Amid fears of AI killing tech jobs, companies race to fill cybersecurity roles - Sherwood News
URL SCAN: Amid fears of AI killing tech jobs, companies race to fill cybersecurity roles - Sherwood News
FIRST LINE: One of the biggest fears of the AI boom is that the technology will destroy jobs, starting with entry-level programmers and eventually coming for all manner of white-collar work.
THE DISSECTION
This article is a transition management artifact — specifically, a reassurance payload designed to slow labor market disruption anxiety while the underlying mechanics continue accelerating. It performs a narrow sector select to generate the impression of broad labor resilience.
THE CORE FALLACY
The article commits micro-sector cherry-picking: using cybersecurity hiring as evidence that AI job destruction is overstated, while entirely ignoring:
- Scale mismatch. Cybersecurity hiring frenzy involves tens of thousands of roles. AI-driven displacement is being measured across millions of white-collar positions simultaneously. Even if cybersecurity demand doubles, it cannot absorb the pipeline of displaced cognitive workers.

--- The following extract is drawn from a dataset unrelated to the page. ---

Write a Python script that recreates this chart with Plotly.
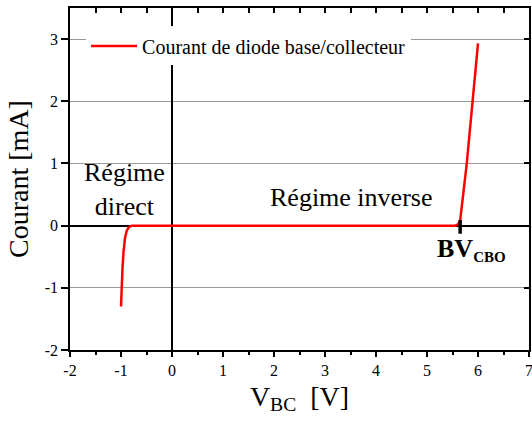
import plotly.graph_objects as go

# Data
v_bc = [-1.0, -0.99, -0.97, -0.95, -0.92, -0.89, -0.86, -0.82, -0.78, 0.0, 1.0, 2.0,
        3.0, 4.0, 5.0, 5.55, 5.61, 5.65, 5.78, 5.89, 6.0]
courant = [-1.3, -1.0, -0.67, -0.42, -0.19, -0.09, -0.04, -0.01, 0.0, 0.0, 0.0, 0.0,
           0.0, 0.0, 0.0, 0.0, 0.02, 0.08, 1.0, 2.0, 2.93]
bv_x = [5.65, 5.65]
bv_y = [0.09, -0.13]
x_range = [-2, 7]
y_range = [-2, 3.5]
x_tickvals = [-2, -1, 0, 1, 2, 3, 4, 5, 6, 7]
x_ticktext = ["-2", "-1", "0", "1", "2", "3", "4", "5", "6", "7"]
y_tickvals = [-2, -1, 0, 1, 2, 3]
y_ticktext = ["-2", "-1", "0", "1", "2", "3"]

FONT = "Liberation Serif, Times New Roman, serif"

fig = go.Figure()
fig.add_trace(go.Scatter(x=v_bc, y=courant, mode="lines",
                         line=dict(color="#ff0000", width=2.5),
                         name="Courant de diode base/collecteur"))
fig.add_trace(go.Scatter(x=bv_x, y=bv_y, mode="lines", xaxis="x2", yaxis="y2",
                         line=dict(color="black", width=3.5), showlegend=False,
                         hoverinfo="skip"))

fig.add_annotation(x=-0.94, y=0.58, text="Régime<br>direct", showarrow=False,
                   font=dict(size=26, family=FONT, color="black"), align="center")
fig.add_annotation(x=3.5, y=0.45, text="Régime inverse", showarrow=False,
                   font=dict(size=26, family=FONT, color="black"))
fig.add_annotation(x=5.15, y=-0.38, xanchor="left",
                   text="<b>BV<sub><span style='font-size:15px'>CBO</span></sub></b>",
                   showarrow=False, font=dict(size=26, family=FONT, color="black"))

fig.update_layout(
    width=532, height=421,
    margin=dict(l=70, r=3, t=8, b=71),
    paper_bgcolor="white", plot_bgcolor="white",
    font=dict(family=FONT, color="black", size=16),
    showlegend=True,
    legend=dict(x=0.035, y=0.889, xanchor="left", yanchor="middle",
                bgcolor="white", borderwidth=0, itemwidth=46,
                font=dict(size=20, family=FONT, color="black")),
    xaxis=dict(range=x_range, tickvals=x_tickvals, ticktext=x_ticktext,
               ticks="outside", ticklen=5, tickwidth=1.5, automargin=False,
               ticklabeloverflow="allow",
               tickcolor="black", showline=True, linewidth=1.5, linecolor="black",
               showgrid=False, zeroline=True, zerolinecolor="black", zerolinewidth=1.5,
               minor=dict(dtick=0.5, ticks="outside", ticklen=3, tickwidth=1.5,
                          tickcolor="black", showgrid=False),
               tickfont=dict(size=16, family=FONT, color="black"),
               title=dict(text="V<sub>BC</sub>&nbsp;&nbsp;[V]", standoff=8,
                          font=dict(size=28, family=FONT, color="black"))),
    xaxis2=dict(range=x_range, overlaying="x", side="top", dtick=0.5, ticks="inside",
                ticklen=5, tickwidth=1.5, tickcolor="black", showticklabels=False,
                automargin=False,
                showline=True, linewidth=1.5, linecolor="black", showgrid=False,
                zeroline=False),
    yaxis=dict(range=y_range, tickvals=y_tickvals, ticktext=y_ticktext,
               ticks="outside", ticklen=7, tickwidth=1.5, automargin=False,
               tickcolor="black", showline=True, linewidth=1.5, linecolor="black",
               showgrid=True, gridcolor="#999999", gridwidth=1,
               zeroline=True, zerolinecolor="black", zerolinewidth=1.5,
               tickfont=dict(size=16, family=FONT, color="black"),
               title=dict(text="Courant [mA]", standoff=8,
                          font=dict(size=28, family=FONT, color="black"))),
    yaxis2=dict(range=y_range, overlaying="y", side="right", dtick=1, ticks="inside",
                ticklen=5, tickwidth=1.5, tickcolor="black", showticklabels=False,
                automargin=False,
                showline=True, linewidth=1.5, linecolor="black", showgrid=False,
                zeroline=False),
)

fig.write_html("out.html", config={"displayModeBar": False},
               post_script="document.body.style.margin='0';document.body.style.overflow='hidden';")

- Role compression. The article admits engineers are now "managing AI agents that write the bulk of the code." That is a supervisory reduction — one engineer overseeing what previously required ten. This is a headcount compression mechanism, not a job preservation story.

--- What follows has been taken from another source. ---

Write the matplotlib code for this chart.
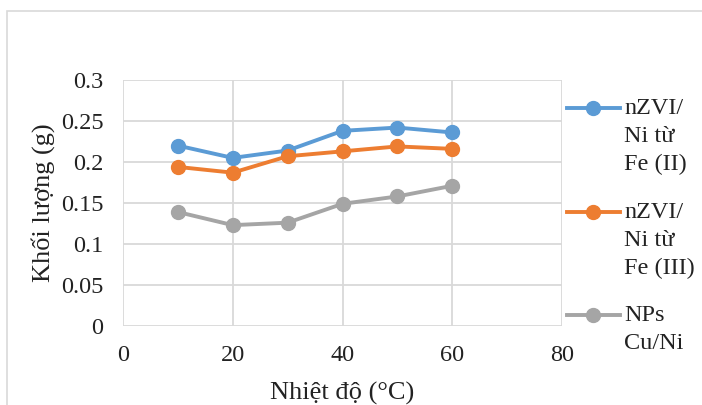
import matplotlib
matplotlib.use('Agg')
import matplotlib.pyplot as plt
from matplotlib.lines import Line2D
from matplotlib.patches import Rectangle

# data
temps = [10, 20, 30, 40, 50, 60]
fe2 = [0.220, 0.205, 0.214, 0.238, 0.242, 0.236]
fe3 = [0.194, 0.187, 0.207, 0.213, 0.219, 0.216]
cuni = [0.139, 0.123, 0.126, 0.149, 0.158, 0.171]
labels = ['nZVI/\nNi từ\nFe (II)', 'nZVI/\nNi từ\nFe (III)', 'NPs\nCu/Ni']
colors = ['#5B9BD5', '#ED7D31', '#A5A5A5']
xticks = [0, 20, 40, 60, 80]
yticks = [0, 0.05, 0.1, 0.15, 0.2, 0.25, 0.3]
ytick_labels = ['0', '0.05', '0.1', '0.15', '0.2', '0.25', '0.3']

plt.rcParams['font.family'] = ['Liberation Serif', 'DejaVu Serif']
W, H = 702, 405
fig = plt.figure(figsize=(W / 100, H / 100), dpi=100)

#outer chart frame (top part cut off in the reference)
fig.patches.append(Rectangle((7 / W, -0.1), 1.2, 1 - 11 / H + 0.1, transform=fig.transFigure,
                             fill=False, edgecolor='#D9D9D9', linewidth=1.2))

ax = fig.add_axes([123 / W, 1 - 326 / H, (562 - 123) / W, (326 - 80) / H])
grid = '#D9D9D9'
for s in ax.spines.values():
    s.set_visible(False)
ax.set_xlim(0, 80)
ax.set_ylim(0, 0.3)
ax.set_xticks(xticks)
ax.set_yticks(yticks)
ax.set_yticklabels(ytick_labels)
ax.grid(True, color=grid, linewidth=1.3)
ax.tick_params(length=0, labelsize=17.5, colors='#222222', pad=14)
ax.set_axisbelow(True)

series = [fe2, fe3, cuni]
for ys, c in zip(series, colors):
    ax.plot(temps, ys, color=c, linewidth=2.8, marker='o', markersize=10, clip_on=False)

ax.set_xlabel('Nhiệt độ (°C)', fontsize=19, color='#222222', labelpad=11)
ax.set_ylabel('Khối lượng (g)', fontsize=19, color='#222222', labelpad=4)

#legend drawn by hand so the handle sits on the first text line
handle_y = [108, 212, 315]
for lab, c, hy in zip(labels, colors, handle_y):
    fy = 1 - hy / H
    fig.add_artist(Line2D([567 / W, 620 / W], [fy, fy], transform=fig.transFigure,
                          color=c, linewidth=2.8))
    fig.add_artist(Line2D([593 / W], [fy], transform=fig.transFigure, color=c,
                          marker='o', markersize=10))
    fig.text(624 / W, 1 - (hy - 10) / H, lab, fontsize=17.5, va='top', ha='left',
             color='#222222', linespacing=1.42)

fig.savefig('out.png', dpi=100)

- Security demand as evidence of accelerating collapse. The Mythos-driven "need to shore up defenses" is not a sign of job health — it is a sign that AI capabilities are advancing faster than human defenses can scale, meaning the threat is rising, not diminishing. The hiring frenzy is a lagging indicator of accelerating attack surface, not a sign of labor market stability.
HIDDEN ASSUMPTIONS
- That current demand in one niche sector represents a durable trend, not a transient lag effect.

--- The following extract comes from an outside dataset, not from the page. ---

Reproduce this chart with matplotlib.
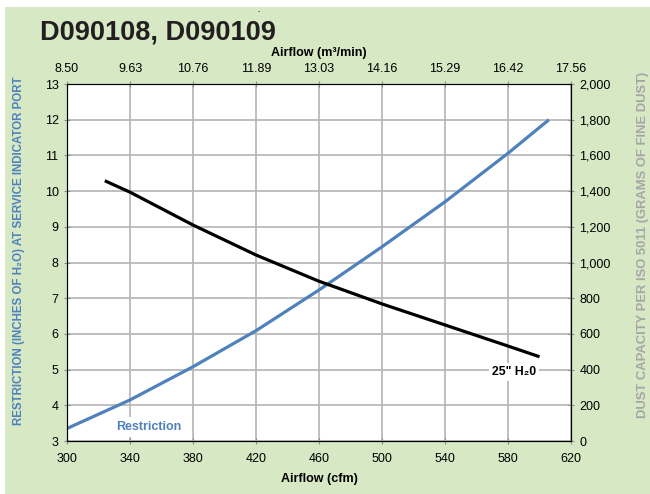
import matplotlib
matplotlib.use("Agg")
import matplotlib.pyplot as plt
from matplotlib.patches import Rectangle

# data
restr_cfm = [300, 340, 380, 420, 460, 500, 540, 580, 606]
restr_h2o = [3.35, 4.15, 5.08, 6.09, 7.23, 8.44, 9.70, 11.06, 12.0]

dust_cfm = [324, 340, 380, 420, 460, 500, 540, 580, 600]
dust_g = [1458, 1394, 1210, 1042, 895, 768, 650, 532, 472]

cfm_ticks = [300, 340, 380, 420, 460, 500, 540, 580, 620]
m3_labels = ["8.50", "9.63", "10.76", "11.89", "13.03", "14.16", "15.29", "16.42", "17.56"]
left_ticks = list(range(3, 14))
right_ticks = list(range(0, 2001, 200))

BG = "#d6e8c4"
BLUE = "#4f81bd"
GRAY = "#8c8c8c"
plt.rcParams['font.family'] = ['Liberation Sans', 'DejaVu Sans']

fig = plt.figure(figsize=(6.5, 4.94), dpi=100)
fig.patch.set_facecolor("white")
fig.patches.append(Rectangle((5/650, 0), 1, 1 - 7/494, transform=fig.transFigure,
                             facecolor=BG, edgecolor="none", zorder=-10))

ax = fig.add_axes([67/650, 1 - 441/494, 504/650, 357/494])
ax.set_facecolor("white")
ax.set_xlim(300, 620)
ax.set_ylim(3, 13)
ax.set_xticks(cfm_ticks)
ax.set_yticks(left_ticks)
ax.grid(True, color="#b4b4b4", lw=1.2, zorder=0)
ax.set_axisbelow(True)
for s in ax.spines.values():
    s.set_color(GRAY)
ax.tick_params(colors=GRAY, labelcolor="black", labelsize=9, length=5, direction="inout")
ax.tick_params(axis="x", pad=6)

ax.plot(restr_cfm, restr_h2o, color=BLUE, lw=2.3, zorder=3, solid_capstyle="butt")

ax2 = ax.twinx()
ax2.set_ylim(0, 2000)
ax2.set_yticks(right_ticks)
ax2.set_yticklabels([f"{v:,}" for v in right_ticks])
ax2.tick_params(colors=GRAY, labelcolor="black", labelsize=9, length=5, direction="inout")
for s in ax2.spines.values():
    s.set_color(GRAY)
ax2.plot(dust_cfm, dust_g, color="black", lw=2.3, zorder=3, solid_capstyle="butt")

ax3 = ax.twiny()
ax3.set_xlim(ax.get_xlim())
ax3.set_xticks(cfm_ticks)
ax3.set_xticklabels(m3_labels)
ax3.tick_params(colors=GRAY, labelcolor="black", labelsize=9, length=5, direction="inout", pad=4)

ax.text(352, 3.39, "Restriction", color=BLUE, fontsize=9, fontweight="bold",
        ha="center", va="center", zorder=5,
        bbox=dict(facecolor="white", edgecolor="none", pad=3))
ax.text(584, 4.93, "25\" H\u20820", color="black", fontsize=8.8, fontweight="bold",
        ha="center", va="center", zorder=5,
        bbox=dict(facecolor="white", edgecolor="none", pad=2))

fig.text(40/650, 1 - 32/494, "D090108, D090109", fontsize=19.5, fontweight="bold",
         color="#231f20", ha="left", va="center")
fig.text(259/650, 1 - 12/494, "-", fontsize=5, color="#333333", ha="center", va="center")
fig.text(319/650, 1 - 53/494, "Airflow (m\u00b3/min)", fontsize=9, fontweight="bold",
         ha="center", va="center")
fig.text(319/650, 1 - 479/494, "Airflow (cfm)", fontsize=9, fontweight="bold",
         ha="center", va="center")
fig.text(19/650, 1 - 251/494, "RESTRICTION (INCHES OF H\u2082O) AT SERVICE INDICATOR PORT",
         rotation=90, fontsize=8.3, fontweight="bold", color=BLUE, ha="center", va="center")
fig.text(643/650, 1 - 245/494, "DUST CAPACITY PER ISO 5011 (GRAMS OF FINE DUST)",
         rotation=90, fontsize=9.4, fontweight="bold", color="#a6a6a6", ha="center", va="center")

fig.savefig("out.png", dpi=100, facecolor=fig.get_facecolor())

- That "managing AI agents" is a role that scales with AI deployment — when the opposite is more likely: one manager per increasingly capable agent system.
- That Sam Altman's expressed relief about being "wrong about the jobs apocalypse" is relevant data. Altman is a principal beneficiary of AI deployment. He is not a neutral labor economist. His relief is testimony for acceleration, not against it.
SOCIAL FUNCTION
Copium + Prestige Signaling Hybrid. The article exists to give tech workers, policy audiences, and investors a narrative of controlled transition — "don't panic, new jobs are appearing." This is the exact ideological anesthesia the Discontinuity Thesis predicts will intensify as structural displacement accelerates.
THE VERDICT
The article is lag-worship. It takes a 90-day hiring surge in one niche sector as evidence against a structural mechanical trend. Cybersecurity demand rising is the consequence of AI capabilities accelerating — it is not a counterexample to displacement. The article's own data confirms the thesis: AI is writing the bulk of the code, and humans are being reduced to oversight. That is not job preservation. That is role compression toward a narrow supervisory tier.
Bottom line: One role sector doing well does not disprove systemic displacement. It confirms the transition is uneven, niche-dependent, and increasingly narrow in who benefits. The mass employment -> wage -> consumption circuit is still being severed. This article is noise.
Viability Rating (DT Lens): Cybersecurity roles are currently in the lag window — conditional 3-5 year viability before agentic AI narrows demand there too. The "hiring frenzy" is a buying opportunity for the companies, not a career guarantee for the workers entering it.